From the records below, print only the part that opens with the line containing "Clone this chart in matplotlib." and closes with the line containing "0.557, 0.497, 0.447]"; omit the pictures.

START Records supplied

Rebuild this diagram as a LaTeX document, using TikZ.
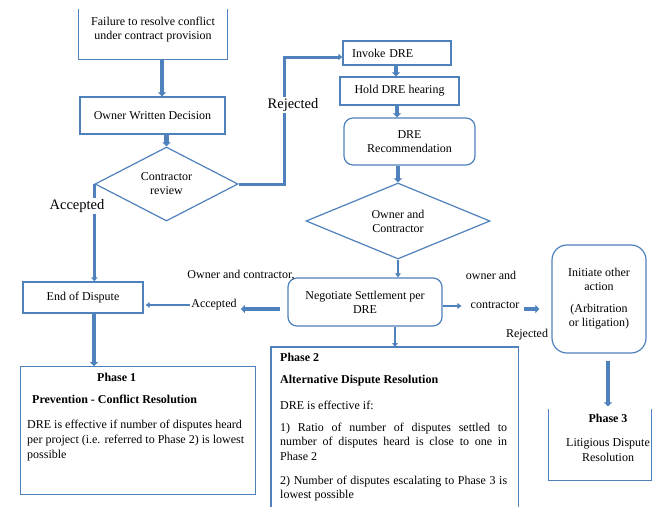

END Records supplied
START Records supplied

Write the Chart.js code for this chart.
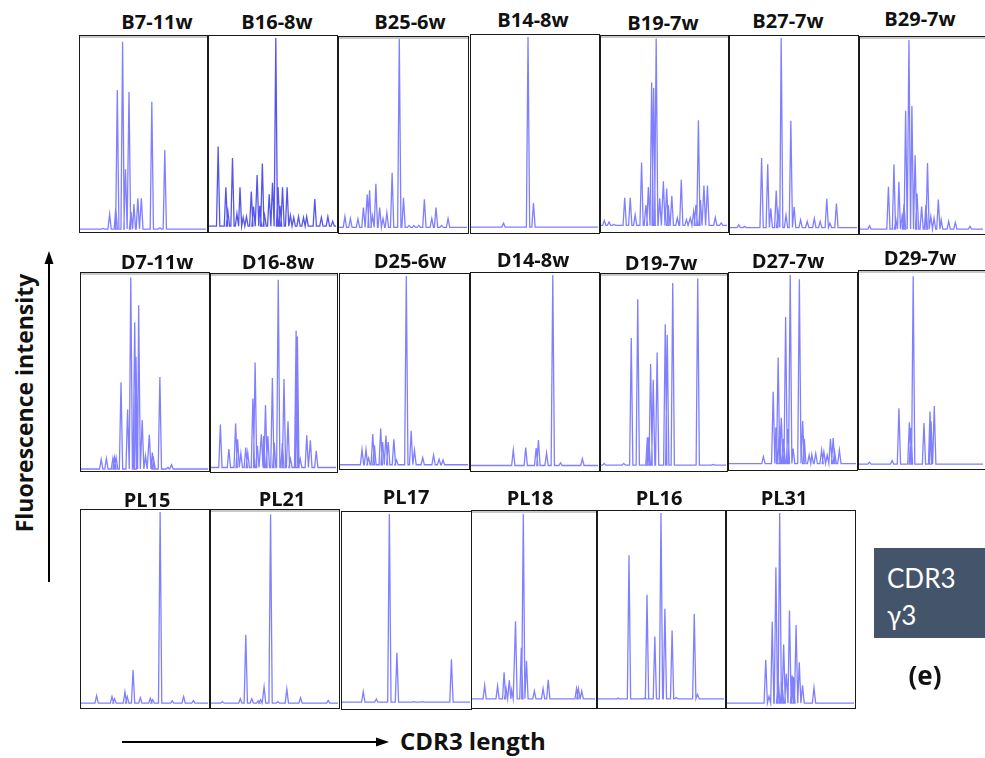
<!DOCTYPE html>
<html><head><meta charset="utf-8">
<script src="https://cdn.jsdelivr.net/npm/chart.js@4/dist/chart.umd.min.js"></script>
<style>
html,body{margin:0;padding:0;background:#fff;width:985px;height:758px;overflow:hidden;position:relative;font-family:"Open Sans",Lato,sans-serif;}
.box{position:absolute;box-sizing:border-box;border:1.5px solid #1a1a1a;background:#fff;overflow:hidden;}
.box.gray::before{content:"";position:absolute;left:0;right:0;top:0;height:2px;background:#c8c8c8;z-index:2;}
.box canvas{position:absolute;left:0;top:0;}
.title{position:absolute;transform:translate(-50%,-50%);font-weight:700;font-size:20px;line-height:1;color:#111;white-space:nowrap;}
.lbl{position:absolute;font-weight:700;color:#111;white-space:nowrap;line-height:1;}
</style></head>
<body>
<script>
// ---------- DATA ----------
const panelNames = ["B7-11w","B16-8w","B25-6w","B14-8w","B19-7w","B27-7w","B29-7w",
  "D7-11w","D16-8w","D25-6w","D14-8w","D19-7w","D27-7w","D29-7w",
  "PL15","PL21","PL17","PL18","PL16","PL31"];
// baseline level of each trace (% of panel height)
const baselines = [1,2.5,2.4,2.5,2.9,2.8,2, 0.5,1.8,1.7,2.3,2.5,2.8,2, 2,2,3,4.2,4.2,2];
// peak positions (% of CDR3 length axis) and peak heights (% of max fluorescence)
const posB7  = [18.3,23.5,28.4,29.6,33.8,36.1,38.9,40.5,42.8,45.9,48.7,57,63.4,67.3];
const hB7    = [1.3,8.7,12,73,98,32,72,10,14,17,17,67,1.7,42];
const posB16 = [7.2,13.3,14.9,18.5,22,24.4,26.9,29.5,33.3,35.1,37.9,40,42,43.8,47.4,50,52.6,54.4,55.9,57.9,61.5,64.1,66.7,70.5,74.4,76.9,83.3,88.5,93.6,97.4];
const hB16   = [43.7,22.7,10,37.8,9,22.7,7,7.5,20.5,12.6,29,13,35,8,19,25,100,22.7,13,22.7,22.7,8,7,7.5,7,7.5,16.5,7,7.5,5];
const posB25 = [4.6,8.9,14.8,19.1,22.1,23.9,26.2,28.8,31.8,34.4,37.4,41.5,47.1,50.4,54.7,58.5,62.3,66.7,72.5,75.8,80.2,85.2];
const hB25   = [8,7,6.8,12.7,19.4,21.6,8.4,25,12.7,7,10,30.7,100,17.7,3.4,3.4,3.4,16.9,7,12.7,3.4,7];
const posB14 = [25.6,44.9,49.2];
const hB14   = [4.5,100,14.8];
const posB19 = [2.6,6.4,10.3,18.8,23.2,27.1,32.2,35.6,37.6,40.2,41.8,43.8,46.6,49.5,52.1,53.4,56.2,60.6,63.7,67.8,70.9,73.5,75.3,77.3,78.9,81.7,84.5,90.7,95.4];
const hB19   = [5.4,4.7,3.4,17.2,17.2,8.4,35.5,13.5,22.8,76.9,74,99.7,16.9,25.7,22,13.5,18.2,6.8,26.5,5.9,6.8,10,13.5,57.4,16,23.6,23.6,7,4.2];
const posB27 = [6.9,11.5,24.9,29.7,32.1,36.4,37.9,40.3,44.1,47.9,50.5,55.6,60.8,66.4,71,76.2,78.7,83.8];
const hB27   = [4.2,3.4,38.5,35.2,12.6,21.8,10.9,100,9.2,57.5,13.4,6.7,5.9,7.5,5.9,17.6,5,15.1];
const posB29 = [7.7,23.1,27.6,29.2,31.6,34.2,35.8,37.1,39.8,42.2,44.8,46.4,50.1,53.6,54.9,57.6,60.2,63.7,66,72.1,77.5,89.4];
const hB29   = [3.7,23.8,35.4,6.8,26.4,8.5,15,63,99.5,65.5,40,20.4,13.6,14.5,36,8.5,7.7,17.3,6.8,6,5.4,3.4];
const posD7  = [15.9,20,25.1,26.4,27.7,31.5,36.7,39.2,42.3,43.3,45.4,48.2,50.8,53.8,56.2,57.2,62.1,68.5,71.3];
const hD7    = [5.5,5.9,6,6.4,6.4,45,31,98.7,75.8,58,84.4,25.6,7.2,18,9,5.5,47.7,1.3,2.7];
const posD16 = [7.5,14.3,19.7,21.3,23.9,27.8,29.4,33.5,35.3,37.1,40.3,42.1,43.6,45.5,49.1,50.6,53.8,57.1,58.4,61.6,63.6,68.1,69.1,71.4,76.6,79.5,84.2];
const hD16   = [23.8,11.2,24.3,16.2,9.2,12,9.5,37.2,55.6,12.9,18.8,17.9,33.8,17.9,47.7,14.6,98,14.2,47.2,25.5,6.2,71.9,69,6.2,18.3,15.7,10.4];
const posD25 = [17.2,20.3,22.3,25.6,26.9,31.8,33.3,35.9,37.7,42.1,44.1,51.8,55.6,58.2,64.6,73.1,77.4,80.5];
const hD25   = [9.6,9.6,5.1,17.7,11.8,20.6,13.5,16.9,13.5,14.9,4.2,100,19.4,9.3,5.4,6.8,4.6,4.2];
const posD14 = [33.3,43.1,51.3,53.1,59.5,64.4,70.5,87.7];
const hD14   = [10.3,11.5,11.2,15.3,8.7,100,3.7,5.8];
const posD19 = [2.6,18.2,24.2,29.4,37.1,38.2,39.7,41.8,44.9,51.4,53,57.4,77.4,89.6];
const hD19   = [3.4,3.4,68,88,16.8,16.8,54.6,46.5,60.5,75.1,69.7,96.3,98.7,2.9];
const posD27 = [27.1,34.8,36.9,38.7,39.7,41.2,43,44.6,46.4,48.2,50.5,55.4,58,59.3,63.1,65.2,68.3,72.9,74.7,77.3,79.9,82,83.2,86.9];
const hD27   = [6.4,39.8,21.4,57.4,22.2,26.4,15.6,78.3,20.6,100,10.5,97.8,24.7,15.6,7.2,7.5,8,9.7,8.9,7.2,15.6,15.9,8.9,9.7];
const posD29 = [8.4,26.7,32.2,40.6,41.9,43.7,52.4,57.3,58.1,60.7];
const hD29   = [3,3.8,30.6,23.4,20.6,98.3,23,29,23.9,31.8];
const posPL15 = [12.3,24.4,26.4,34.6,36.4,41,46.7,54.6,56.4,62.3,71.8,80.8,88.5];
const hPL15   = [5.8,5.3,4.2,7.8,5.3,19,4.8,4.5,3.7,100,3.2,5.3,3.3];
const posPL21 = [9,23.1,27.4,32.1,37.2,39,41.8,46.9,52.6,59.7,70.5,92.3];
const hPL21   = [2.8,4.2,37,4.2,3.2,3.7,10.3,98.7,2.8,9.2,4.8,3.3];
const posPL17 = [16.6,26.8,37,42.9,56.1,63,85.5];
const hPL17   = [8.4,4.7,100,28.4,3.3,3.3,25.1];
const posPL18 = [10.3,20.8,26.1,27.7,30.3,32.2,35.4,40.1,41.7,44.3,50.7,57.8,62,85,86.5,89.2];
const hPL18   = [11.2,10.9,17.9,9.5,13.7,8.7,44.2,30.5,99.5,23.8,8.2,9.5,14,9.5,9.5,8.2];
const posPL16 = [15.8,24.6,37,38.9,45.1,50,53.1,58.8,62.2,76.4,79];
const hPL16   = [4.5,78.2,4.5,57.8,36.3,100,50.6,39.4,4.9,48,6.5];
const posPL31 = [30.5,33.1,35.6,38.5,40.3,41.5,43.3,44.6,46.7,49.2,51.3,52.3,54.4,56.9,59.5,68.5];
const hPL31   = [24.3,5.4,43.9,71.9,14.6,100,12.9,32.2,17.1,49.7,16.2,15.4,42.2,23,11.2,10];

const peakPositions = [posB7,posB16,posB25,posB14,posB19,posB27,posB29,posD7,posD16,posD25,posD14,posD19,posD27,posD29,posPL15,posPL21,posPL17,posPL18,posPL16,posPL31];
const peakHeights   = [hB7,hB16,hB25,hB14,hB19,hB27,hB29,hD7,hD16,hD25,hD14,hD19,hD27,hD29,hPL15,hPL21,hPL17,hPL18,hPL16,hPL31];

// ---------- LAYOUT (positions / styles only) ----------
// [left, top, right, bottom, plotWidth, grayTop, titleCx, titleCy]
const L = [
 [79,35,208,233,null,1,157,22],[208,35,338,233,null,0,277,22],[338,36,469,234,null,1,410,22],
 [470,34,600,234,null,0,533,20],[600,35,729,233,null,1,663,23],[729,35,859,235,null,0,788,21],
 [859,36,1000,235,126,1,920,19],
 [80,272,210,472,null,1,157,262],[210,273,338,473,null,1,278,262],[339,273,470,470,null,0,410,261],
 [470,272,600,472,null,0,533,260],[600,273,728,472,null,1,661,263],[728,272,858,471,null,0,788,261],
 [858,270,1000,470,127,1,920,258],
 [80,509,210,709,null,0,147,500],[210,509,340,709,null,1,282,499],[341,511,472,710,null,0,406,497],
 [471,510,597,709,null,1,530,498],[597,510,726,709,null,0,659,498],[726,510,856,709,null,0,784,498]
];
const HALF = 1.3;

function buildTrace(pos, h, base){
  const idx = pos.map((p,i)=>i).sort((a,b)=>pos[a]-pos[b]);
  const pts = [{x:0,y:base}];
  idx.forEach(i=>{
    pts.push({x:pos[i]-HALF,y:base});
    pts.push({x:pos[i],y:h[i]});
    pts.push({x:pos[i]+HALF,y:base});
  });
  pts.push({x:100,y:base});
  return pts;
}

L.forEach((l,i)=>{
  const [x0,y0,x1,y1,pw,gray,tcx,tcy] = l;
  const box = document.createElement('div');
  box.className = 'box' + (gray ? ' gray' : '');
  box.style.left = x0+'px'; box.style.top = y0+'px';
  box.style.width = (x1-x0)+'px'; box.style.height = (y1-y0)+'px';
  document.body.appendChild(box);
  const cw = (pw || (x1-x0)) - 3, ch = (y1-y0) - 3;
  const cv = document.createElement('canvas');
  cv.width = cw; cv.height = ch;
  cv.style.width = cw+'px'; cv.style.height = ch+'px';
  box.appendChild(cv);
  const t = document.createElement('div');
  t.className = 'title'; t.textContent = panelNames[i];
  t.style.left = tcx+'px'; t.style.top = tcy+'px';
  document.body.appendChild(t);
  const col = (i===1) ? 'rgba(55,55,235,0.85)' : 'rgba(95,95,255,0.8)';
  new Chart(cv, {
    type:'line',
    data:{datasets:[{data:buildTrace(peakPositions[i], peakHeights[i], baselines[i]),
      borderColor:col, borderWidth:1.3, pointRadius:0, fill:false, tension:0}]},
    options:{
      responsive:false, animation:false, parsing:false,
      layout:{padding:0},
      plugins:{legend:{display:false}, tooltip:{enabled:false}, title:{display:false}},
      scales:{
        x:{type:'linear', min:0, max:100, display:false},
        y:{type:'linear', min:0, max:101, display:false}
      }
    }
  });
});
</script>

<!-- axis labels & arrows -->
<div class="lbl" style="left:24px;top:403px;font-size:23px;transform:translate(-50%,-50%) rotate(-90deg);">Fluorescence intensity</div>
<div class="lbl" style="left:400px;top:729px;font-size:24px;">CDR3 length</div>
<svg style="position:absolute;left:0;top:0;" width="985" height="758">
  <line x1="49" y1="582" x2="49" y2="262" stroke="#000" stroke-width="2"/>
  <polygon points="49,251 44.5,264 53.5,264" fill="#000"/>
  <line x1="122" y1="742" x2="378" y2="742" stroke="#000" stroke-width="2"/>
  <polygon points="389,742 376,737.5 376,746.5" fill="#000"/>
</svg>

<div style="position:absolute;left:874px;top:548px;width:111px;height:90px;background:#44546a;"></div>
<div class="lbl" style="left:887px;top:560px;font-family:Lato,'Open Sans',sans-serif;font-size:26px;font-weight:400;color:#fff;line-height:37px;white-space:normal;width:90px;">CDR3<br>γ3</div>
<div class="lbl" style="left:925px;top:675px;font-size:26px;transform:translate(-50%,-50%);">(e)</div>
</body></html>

END Records supplied
START Records supplied

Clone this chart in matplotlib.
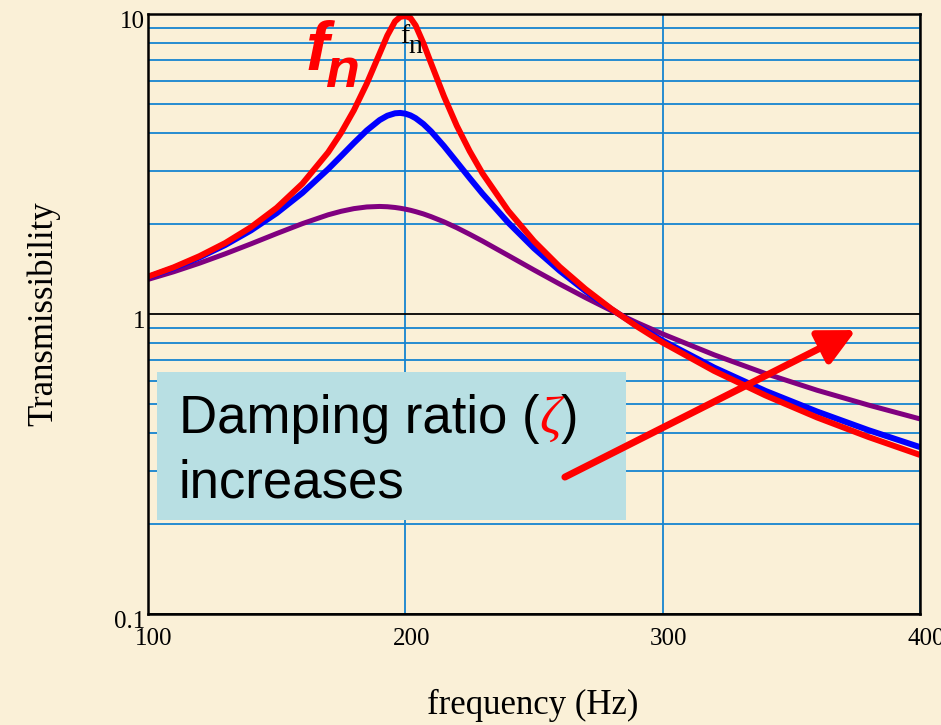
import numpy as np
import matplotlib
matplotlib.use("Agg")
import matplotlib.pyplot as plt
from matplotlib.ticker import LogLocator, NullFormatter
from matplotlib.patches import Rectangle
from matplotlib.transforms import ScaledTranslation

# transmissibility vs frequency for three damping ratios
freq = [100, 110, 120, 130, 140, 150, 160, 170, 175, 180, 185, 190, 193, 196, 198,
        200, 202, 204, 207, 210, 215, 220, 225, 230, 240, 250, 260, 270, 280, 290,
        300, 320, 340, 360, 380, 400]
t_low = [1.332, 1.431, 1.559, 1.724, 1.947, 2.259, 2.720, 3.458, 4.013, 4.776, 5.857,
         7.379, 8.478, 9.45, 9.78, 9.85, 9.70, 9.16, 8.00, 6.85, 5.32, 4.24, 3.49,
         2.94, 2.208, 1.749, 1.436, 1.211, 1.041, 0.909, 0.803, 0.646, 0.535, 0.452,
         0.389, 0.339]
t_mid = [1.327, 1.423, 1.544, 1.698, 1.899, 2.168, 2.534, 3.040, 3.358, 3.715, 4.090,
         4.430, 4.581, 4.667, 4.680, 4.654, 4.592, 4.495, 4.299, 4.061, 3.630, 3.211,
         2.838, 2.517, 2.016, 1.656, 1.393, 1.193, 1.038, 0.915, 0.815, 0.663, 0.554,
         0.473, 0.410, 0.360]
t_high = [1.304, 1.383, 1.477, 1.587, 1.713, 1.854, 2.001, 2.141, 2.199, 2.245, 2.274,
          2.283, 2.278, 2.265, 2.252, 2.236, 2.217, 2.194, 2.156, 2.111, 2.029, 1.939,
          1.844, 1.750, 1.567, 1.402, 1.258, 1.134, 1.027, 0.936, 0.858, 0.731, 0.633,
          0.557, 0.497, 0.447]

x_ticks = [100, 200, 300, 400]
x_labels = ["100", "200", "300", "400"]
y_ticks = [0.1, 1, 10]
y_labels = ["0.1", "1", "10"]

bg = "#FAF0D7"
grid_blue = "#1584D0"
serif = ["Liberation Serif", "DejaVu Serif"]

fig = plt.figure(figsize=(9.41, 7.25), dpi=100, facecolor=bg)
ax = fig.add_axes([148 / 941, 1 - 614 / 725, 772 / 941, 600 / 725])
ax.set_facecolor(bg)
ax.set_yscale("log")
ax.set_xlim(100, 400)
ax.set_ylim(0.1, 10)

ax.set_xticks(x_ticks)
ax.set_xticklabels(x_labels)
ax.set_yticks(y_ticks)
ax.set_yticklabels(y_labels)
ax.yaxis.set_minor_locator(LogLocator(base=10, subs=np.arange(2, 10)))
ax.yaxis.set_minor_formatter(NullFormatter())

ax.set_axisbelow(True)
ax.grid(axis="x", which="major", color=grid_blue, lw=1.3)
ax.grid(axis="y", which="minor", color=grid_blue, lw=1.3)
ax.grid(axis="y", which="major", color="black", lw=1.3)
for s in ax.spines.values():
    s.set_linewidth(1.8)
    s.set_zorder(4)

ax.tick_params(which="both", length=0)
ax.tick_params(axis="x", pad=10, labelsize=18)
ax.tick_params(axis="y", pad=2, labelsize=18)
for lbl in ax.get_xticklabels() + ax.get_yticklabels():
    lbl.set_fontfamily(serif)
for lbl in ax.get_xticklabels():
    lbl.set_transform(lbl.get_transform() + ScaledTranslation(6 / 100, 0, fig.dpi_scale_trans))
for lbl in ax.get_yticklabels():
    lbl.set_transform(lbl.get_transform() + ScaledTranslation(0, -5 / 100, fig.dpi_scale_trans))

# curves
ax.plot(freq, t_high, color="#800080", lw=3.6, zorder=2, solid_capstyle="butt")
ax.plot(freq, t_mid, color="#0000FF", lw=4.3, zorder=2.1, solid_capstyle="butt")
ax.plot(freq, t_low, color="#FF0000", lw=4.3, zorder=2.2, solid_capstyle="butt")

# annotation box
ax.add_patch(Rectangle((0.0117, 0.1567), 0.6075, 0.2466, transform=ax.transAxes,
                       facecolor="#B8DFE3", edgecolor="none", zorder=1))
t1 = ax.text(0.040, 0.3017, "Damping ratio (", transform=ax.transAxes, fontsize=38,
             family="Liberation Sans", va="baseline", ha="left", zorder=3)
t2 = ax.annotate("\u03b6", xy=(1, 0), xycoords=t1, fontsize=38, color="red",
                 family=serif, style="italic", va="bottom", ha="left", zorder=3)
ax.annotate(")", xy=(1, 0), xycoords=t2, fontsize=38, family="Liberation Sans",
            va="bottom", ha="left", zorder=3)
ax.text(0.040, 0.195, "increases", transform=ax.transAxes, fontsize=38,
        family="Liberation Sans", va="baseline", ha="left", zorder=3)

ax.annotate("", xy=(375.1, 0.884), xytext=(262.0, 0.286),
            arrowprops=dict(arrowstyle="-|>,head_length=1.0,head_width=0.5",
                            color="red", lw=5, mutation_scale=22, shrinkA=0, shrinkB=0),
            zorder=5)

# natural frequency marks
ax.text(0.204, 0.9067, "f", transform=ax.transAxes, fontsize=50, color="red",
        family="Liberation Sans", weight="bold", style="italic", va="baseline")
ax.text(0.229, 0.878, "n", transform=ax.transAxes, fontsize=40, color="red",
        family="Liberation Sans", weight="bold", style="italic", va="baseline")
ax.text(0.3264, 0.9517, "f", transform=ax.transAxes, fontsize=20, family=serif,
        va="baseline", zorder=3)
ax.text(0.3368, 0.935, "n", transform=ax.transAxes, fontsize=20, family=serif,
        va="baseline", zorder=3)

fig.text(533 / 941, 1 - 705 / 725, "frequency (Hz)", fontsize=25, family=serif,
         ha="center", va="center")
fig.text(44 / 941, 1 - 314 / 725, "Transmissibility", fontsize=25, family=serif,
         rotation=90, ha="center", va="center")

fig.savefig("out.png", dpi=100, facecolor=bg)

END Records supplied

§ **Result below**:
Clone this chart in matplotlib.
import numpy as np
import matplotlib
matplotlib.use("Agg")
import matplotlib.pyplot as plt
from matplotlib.ticker import LogLocator, NullFormatter
from matplotlib.patches import Rectangle
from matplotlib.transforms import ScaledTranslation

# transmissibility vs frequency for three damping ratios
freq = [100, 110, 120, 130, 140, 150, 160, 170, 175, 180, 185, 190, 193, 196, 198,
        200, 202, 204, 207, 210, 215, 220, 225, 230, 240, 250, 260, 270, 280, 290,
        300, 320, 340, 360, 380, 400]
t_low = [1.332, 1.431, 1.559, 1.724, 1.947, 2.259, 2.720, 3.458, 4.013, 4.776, 5.857,
         7.379, 8.478, 9.45, 9.78, 9.85, 9.70, 9.16, 8.00, 6.85, 5.32, 4.24, 3.49,
         2.94, 2.208, 1.749, 1.436, 1.211, 1.041, 0.909, 0.803, 0.646, 0.535, 0.452,
         0.389, 0.339]
t_mid = [1.327, 1.423, 1.544, 1.698, 1.899, 2.168, 2.534, 3.040, 3.358, 3.715, 4.090,
         4.430, 4.581, 4.667, 4.680, 4.654, 4.592, 4.495, 4.299, 4.061, 3.630, 3.211,
         2.838, 2.517, 2.016, 1.656, 1.393, 1.193, 1.038, 0.915, 0.815, 0.663, 0.554,
         0.473, 0.410, 0.360]
t_high = [1.304, 1.383, 1.477, 1.587, 1.713, 1.854, 2.001, 2.141, 2.199, 2.245, 2.274,
          2.283, 2.278, 2.265, 2.252, 2.236, 2.217, 2.194, 2.156, 2.111, 2.029, 1.939,
          1.844, 1.750, 1.567, 1.402, 1.258, 1.134, 1.027, 0.936, 0.858, 0.731, 0.633,
          0.557, 0.497, 0.447]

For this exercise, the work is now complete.